Last Friday, President Recep Tayyip Erdogan announced that one of Turkey’s most iconic cultural sites will be reinstated as a mosque.  

The history behind the Hagia Sophia, located in Istanbul, spans not only several centuries but religions too. It was first built by the Byzantine Emperor Justinian in the year 537 as a church. When Crusaders captured the city in the 13th century, it briefly became a catholic cathedral. 
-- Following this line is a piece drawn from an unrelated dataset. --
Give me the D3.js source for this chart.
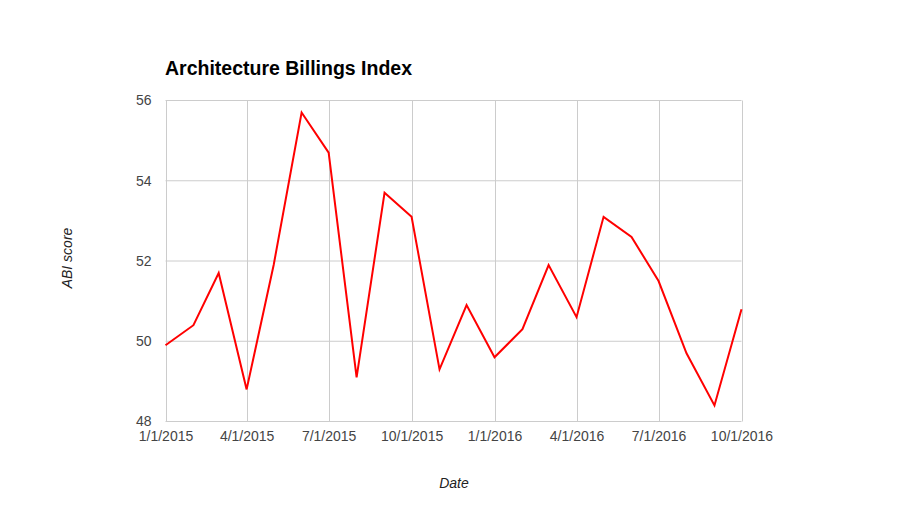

Two centuries later, Ottoman Sultan Mehmed II captured the city – then known as Constantinople – where he converted the church into a mosque. However, under Turkey’s secular government, the decision was made to reinstate the building as a museum in 1934. Nearly 90 years later, plans are underway to revert the UNESCO World Heritage Site into a mosque, with prayers scheduled to take place on July 24th. All visitors will still be welcomed, including non-Muslims.  

This decision has come after the country’s high court stripped its status as a museum. However, Erdogan had made his views clear long before. The President has repeatedly stated his desire to revert the museum into a mosque, and even recited a verse from the Quran at the site in 2018.  

The world reacts  

This controversial move has been met with international condemnation, with Russia, Greece, UNESCO and the US expressing their disapproval. The World Council of Churches, made up of 350 churches in 110 countries, issued a letter to Erdogan

“By deciding to convert the Hagia Sophia back to a mosque you have reversed that positive sign of Turkey’s openness and changed it to a sign of exclusion and division. Regrettably, this decision has also been taken without prior notice or discussion with UNESCO regarding the impact of this decision on Hagia Sophia’s universal value recognized under the World Heritage Convention,” it read.  

Pope Francis also shared his disappointment over the decision: “My thoughts go to Istanbul. I think of Santa Sophia and I am very pained.” 

Many also expressed their views on social media: 


As a symbol of Turkey’s diversity, Hagia Sophia attracted around 3.7 million visitors annually, drawing both Christians and Muslims to the archaeological wonder.  

However, the decision to convert it back into a mosque has many wondering where this leaves the country’s future.  

With Turkey’s economy deteriorating and Erdogan’s popularity declining, many believe that the President is attempting to appeal to religious nationalists to gain support.